*Direction*: Leave out all pictures. Return exactly the lines from the top of the material through the line containing "(5.5pt,306pt) -- (540pt,306pt);".

Entries with chart source code
========================================
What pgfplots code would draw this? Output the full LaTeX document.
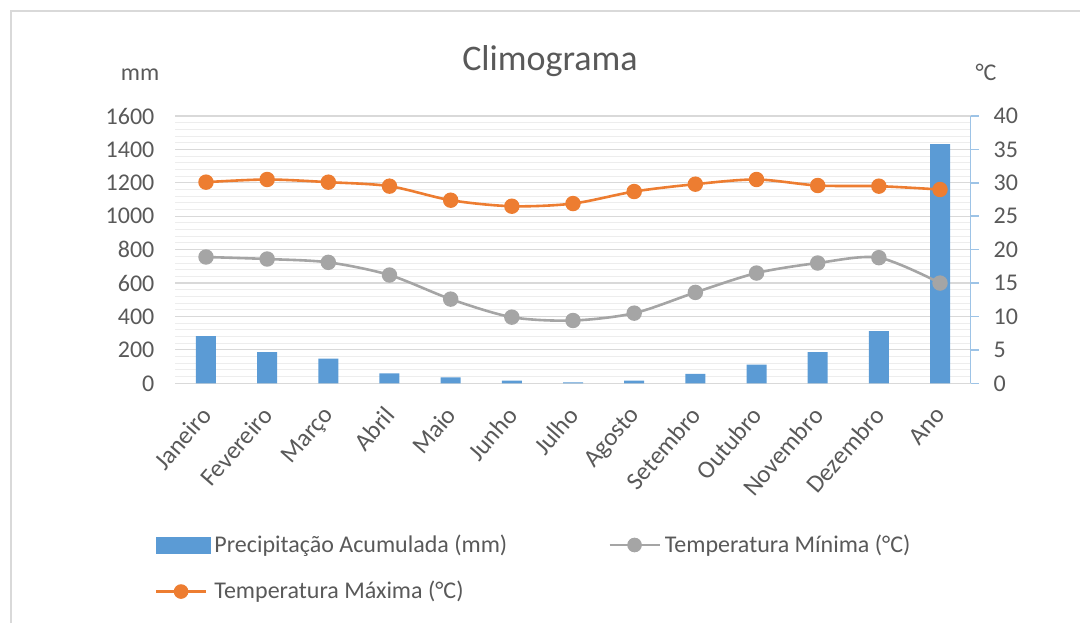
\documentclass[border=0pt]{standalone}
\usepackage{pgfplots}
\pgfplotsset{compat=1.18}
\usepackage{fontspec}
\setmainfont{Carlito}
\definecolor{cbar}{HTML}{5B9BD5}
\definecolor{cmax}{HTML}{ED7D31}
\definecolor{cmin}{HTML}{A5A5A5}
\definecolor{ctxt}{HTML}{595959}
\definecolor{cgrid}{HTML}{D9D9D9}
\definecolor{cminor}{HTML}{EDEDED}
\definecolor{caxis}{HTML}{9DC3E6}

\begin{document}
\begin{tikzpicture}[font=\fontsize{12}{14}\selectfont, text=ctxt]
\useasboundingbox (0,0) rectangle (540pt,311.5pt);
\draw[cgrid, line width=0.6pt] (5.5pt,0) -- (5.5pt,306pt) -- (540pt,306pt);

\pgfplotsset{
  base/.style={
    at={(87.7pt,119.85pt)}, anchor=south west,
    scale only axis, width=397.6pt, height=133.65pt,
    xmin=-0.5, xmax=12.5,
    xtick={0,...,12},
    /pgf/number format/assume math mode=true,
    /pgf/number format/1000 sep={},
    tick label style={font=\fontsize{12}{14}\selectfont, text=ctxt},
  }
}

% precipitation (left axis)
\begin{axis}[base,
  axis y line*=left, axis x line*=bottom,
  y axis line style={draw=none},
  x axis line style={cgrid, line width=0.6pt},
  ymin=0, ymax=1600, ytick={0,200,...,1600},
  minor y tick num=4,
  ymajorgrids, yminorgrids,
  major grid style={cgrid, line width=0.6pt},
  minor grid style={cminor, line width=0.5pt},
  major tick length=0pt, minor tick length=0pt,
  yticklabel style={xshift=-7pt},
  xticklabels={Janeiro,Fevereiro,Março,Abril,Maio,Junho,Julho,Agosto,Setembro,Outubro,Novembro,Dezembro,Ano},
  xticklabel style={rotate=49, anchor=north east, inner sep=1pt, yshift=-3.6pt, xshift=-9pt,
    font=\fontsize{12.5}{14}\selectfont},
  ybar, bar width=10pt,
]
\addplot[fill=cbar, draw=none] coordinates {
  (0,283) (1,186) (2,147) (3,60) (4,36) (5,16) (6,5) (7,16)
  (8,56) (9,112) (10,186) (11,313) (12,1432)
};
\end{axis}

% temperatures (right axis)
\begin{axis}[base,
  axis y line*=right, axis x line=none,
  y axis line style={caxis, line width=0.8pt},
  ytick style={caxis, line width=0.8pt},
  major tick length=4pt, tick align=outside,
  ymin=0, ymax=40, ytick={0,5,...,40},
  yticklabel style={xshift=4pt},
  xticklabels={},
  legend columns=2,
  legend style={at={(-0.034,-0.535)}, anchor=north west, draw=none, fill=none,
    font=\fontsize{12}{14}\selectfont, text=ctxt,
    /tikz/every even column/.append style={column sep=48.5pt},
    row sep=9pt},
  legend cell align=left,
]
\addlegendimage{legend image code/.code={\fill[cbar] (0pt,-4pt) rectangle (27pt,4pt);}}
\addlegendentry{Precipitação Acumulada (mm)}
\addplot[cmin, line width=1.3pt, smooth, tension=0.5, mark=*, mark size=3.2pt,
  mark options={fill=cmin, draw=cmin},
  legend image code/.code={\draw[cmin, line width=1.3pt] (0pt,0pt) -- (25pt,0pt);
    \fill[cmin] (12.5pt,0pt) circle (3pt);}] coordinates {
  (0,18.9) (1,18.6) (2,18.1) (3,16.2) (4,12.6) (5,9.9) (6,9.4) (7,10.5)
  (8,13.6) (9,16.5) (10,18.0) (11,18.8) (12,15.0)
};
\addlegendentry{Temperatura Mínima (°C)}
\addplot[cmax, line width=1.3pt, smooth, tension=0.5, mark=*, mark size=3.2pt,
  mark options={fill=cmax, draw=cmax},
  legend image code/.code={\draw[cmax, line width=1.3pt] (0pt,0pt) -- (25pt,0pt);
    \fill[cmax] (12.5pt,0pt) circle (3pt);}] coordinates {
  (0,30.1) (1,30.5) (2,30.1) (3,29.5) (4,27.4) (5,26.5) (6,26.9) (7,28.7)
  (8,29.8) (9,30.5) (10,29.6) (11,29.5) (12,29.0)
};
\addlegendentry{Temperatura Máxima (°C)}
\end{axis}

\node[font=\fontsize{18}{21}\selectfont] at (275pt,281pt) {Climograma};
\node at (70pt,274pt) {mm};
\node at (493pt,275.5pt) {°C};
\end{tikzpicture}
\end{document}
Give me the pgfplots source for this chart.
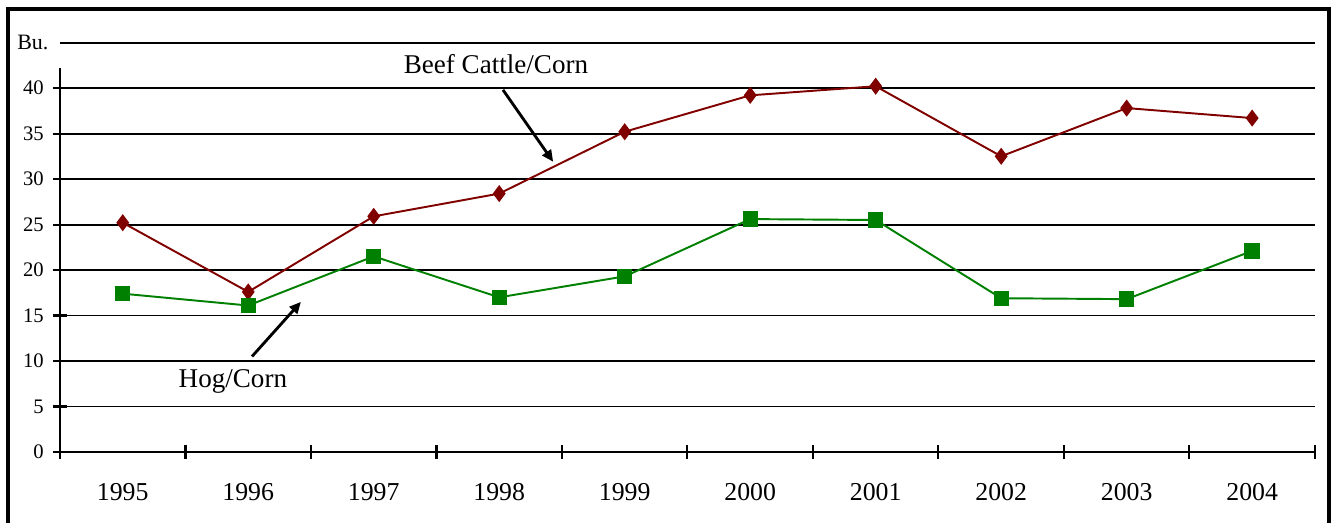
\documentclass[border=0pt]{standalone}
\usepackage{fontspec}
\setmainfont{Liberation Serif}
\usepackage{pgfplots}
\pgfplotsset{compat=1.18}
\usetikzlibrary{arrows.meta}
\definecolor{beef}{RGB}{128,0,0}
\definecolor{hog}{RGB}{0,128,0}

\begin{document}
\begin{tikzpicture}[x=0.3876pt,y=0.3876pt]
\begin{axis}[
  at={(0,0)}, anchor=south west,
  scale only axis, width=486.4pt, height=158.7pt,
  xmin=-0.5, xmax=9.5, ymin=0, ymax=45,
  clip=false,
  axis x line=bottom, axis y line=left,
  axis line style={-, line width=0.8pt},
  y axis line style={draw=none},
  xtick={-0.5,0.5,...,9.5}, x tick label as interval,
  xticklabels={1995,1996,1997,1998,1999,2000,2001,2002,2003,2004},
  ytick={0,5,...,40},
  extra y ticks={45}, extra y tick labels={},
  extra y tick style={major tick length=0pt, grid=major},
  tick align=center, major tick length=5.6pt,
  tick style={line width=0.8pt, black},
  ymajorgrids, grid style={line width=0.75pt, black},
  /pgf/number format/assume math mode=true,
  xticklabel style={font=\fontsize{10}{12}\selectfont, yshift=-6pt},
  yticklabel style={font=\fontsize{8}{10}\selectfont},
]
\addplot[beef, line width=0.75pt, mark=diamond*, mark size=2.7pt] coordinates {
  (0,25.2) (1,17.6) (2,25.9) (3,28.4) (4,35.2)
  (5,39.2) (6,40.2) (7,32.5) (8,37.8) (9,36.7)
};
\addplot[hog, line width=0.75pt, mark=square*, mark size=2.6pt] coordinates {
  (0,17.4) (1,16.1) (2,21.5) (3,17.0) (4,19.3)
  (5,25.6) (6,25.5) (7,16.9) (8,16.8) (9,22.1)
};
\draw[line width=0.8pt] (axis cs:-0.5,0) -- (axis cs:-0.5,42.2);
\node[anchor=east, font=\fontsize{8.5}{10}\selectfont] at (axis cs:-0.52,45) {Bu.};
\node[fill=white, inner sep=4pt, font=\fontsize{10.5}{12}\selectfont] at (axis cs:2.974,42.6) {Beef Cattle/Corn};
\draw[line width=1.1pt, -{Triangle[length=4.5pt,width=4pt]}] (axis cs:3.03,39.8) -- (axis cs:3.43,31.9);
\node[font=\fontsize{10.5}{12}\selectfont] at (axis cs:0.878,7.8) {Hog/Corn};
\draw[line width=1.1pt, -{Triangle[length=4.5pt,width=4pt]}] (axis cs:1.03,10.5) -- (axis cs:1.42,16.5);
\end{axis}
\draw[line width=1.2pt] (-52,-90) rectangle (1269,443);
\pgfresetboundingbox
\useasboundingbox (-60,-71) rectangle (1273,452);
\end{tikzpicture}
\end{document}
========================================
*Output for this exercise*:
What pgfplots code would draw this? Output the full LaTeX document.
\documentclass[border=0pt]{standalone}
\usepackage{pgfplots}
\pgfplotsset{compat=1.18}
\usepackage{fontspec}
\setmainfont{Carlito}
\definecolor{cbar}{HTML}{5B9BD5}
\definecolor{cmax}{HTML}{ED7D31}
\definecolor{cmin}{HTML}{A5A5A5}
\definecolor{ctxt}{HTML}{595959}
\definecolor{cgrid}{HTML}{D9D9D9}
\definecolor{cminor}{HTML}{EDEDED}
\definecolor{caxis}{HTML}{9DC3E6}

\begin{document}
\begin{tikzpicture}[font=\fontsize{12}{14}\selectfont, text=ctxt]
\useasboundingbox (0,0) rectangle (540pt,311.5pt);
\draw[cgrid, line width=0.6pt] (5.5pt,0) -- (5.5pt,306pt) -- (540pt,306pt);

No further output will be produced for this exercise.